Making chamber music is an intimate undertaking, and it must have been difficult for all the players to make the change of violinists work for the good. Andsnes and Tetzlaff have played to together for half their lives (both are 50 this year), and of course the original group had been immersed together in this music for quite a while. Now, instead of reaping the reward of their close work, three of them had the challenge of reaching for perfection with a near-stranger, and the fourth had the joy of being the replacement, the fill-in.
For the first two movements of the No. 1, Ehnes was obviously tense, so tense that he was rolling his neck and his sound was so attenuated as to be almost inaudible. But near the end of the second movement, there was an instant of aural perfection, and you could see the looks shooting among the players, feel the tension break and the energy rise. When he laid on his bow for the Andante con moto, Ehnes’ silken sound wound smooth and balanced with Zimmermann’s sumptuous viola and Hagen’s cello sucre brûlée –dark and syrupy and deliciously crackled at the edges. From then on, the warm colors and the linear textures of the strings were in sharp focus, while from behind and between and around them cascaded the cool colors, the burgeoning crystals and tumbling rocks of Andsnes piano. The almost symphonic Andante and the closing Rondo alla Zingarese were so magnificent that much of the audience surged to its feet before the notes had ceased ringing. The players looked slightly stunned.
And it only got better after intermission.
The No. 2 paints a various terrain of emotion–love probably–with sprightly prisms of sound and shadowy velvet sonorities, with luxe textures and bits that scrape and prick. There are wonderful cello parts, and Hagen moved with delicate certainty among the muted scratching, the woeful foreboding and the joyous sensuosity. Again, the golden tones of the strings were set into maximum relief by the cool, belling piano notes. Andsnes has a touch that makes the notes swell out and hover, like ballet dancers who get a little more lift once they’re in the air. The music seems almost physical, you can feel it shaping the space, with sound and its absence. But to me, the best part is the color, and the light, that he somehow generates with his playing.
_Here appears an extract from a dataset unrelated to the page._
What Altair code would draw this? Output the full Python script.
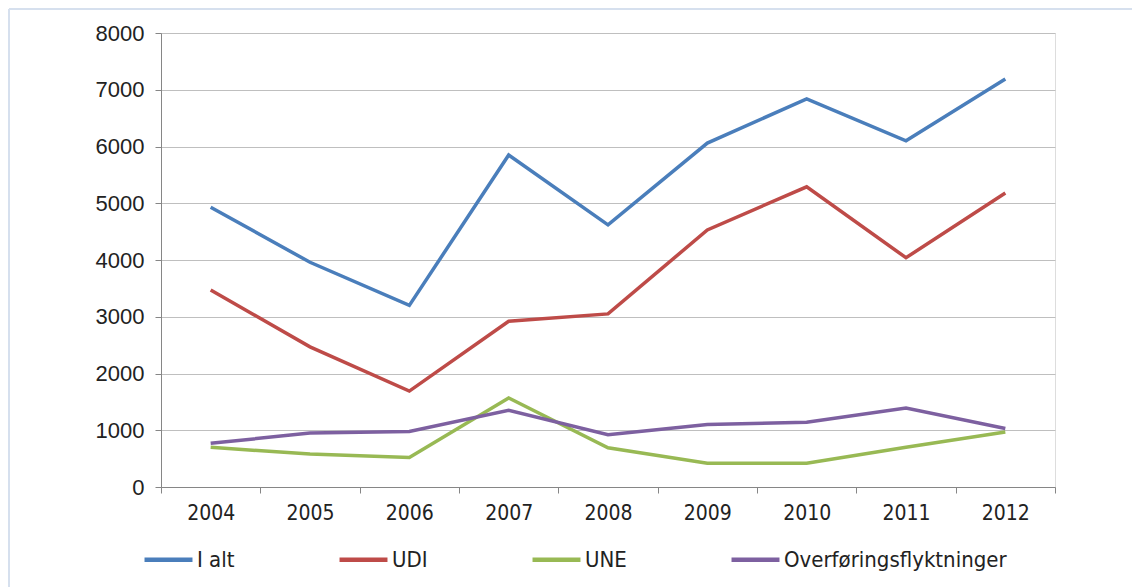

In the No. 2 particularly (of the three quartets) the piano made a long series of ephemeral landscapes–meadowy, riverine, crystal-riven, boulder-strewn–metaphors for the terrain of love.
That same terrain in hindsight informs the Piano Quartet No. 3. Here are love and madness, in their awful wonder, now at a remove–passions being thought about, remembered, their powers unmitigated, but 20 years away in time. Back and forth the motifs go, echoing, alternating, circling, repeating, connecting, and the thinking brain delights, suffers and is resigned to the permanence of the past. Stunningly beautiful, the No. 3 is the shortest of the three quartets, distilled by a mature composer still looking for the truth of the matter, and interpreted by mature players looking for the same thing. A very lucky audience in Memorial Hall heard them find it on April 7.
CPA has another very cool collaboration coming up on April 9–pianist Timo Andres and the uncategorizable Gabriel Kahane. I think this will be really interesting, along the lines of the Simone Dinnerstein/Tift Merritt collaboration (fostered by Duke Performances several years ago). On the 15th and 16th, a do-not-miss show: Lil Buck, a Jookin’ Jam, in which the Memphis wonder will dance along with an INCREDIBLE band who know all about collaboration from the Silk Road Ensemble work (Johnny Gandelsman, violin; Christina Pato, gaita; Wu Tong, sheng; and the fabulous Sandeep Das, tabla!). And get this–the same gang will play on the 17th with the sublime Abigail Washburn, banjo.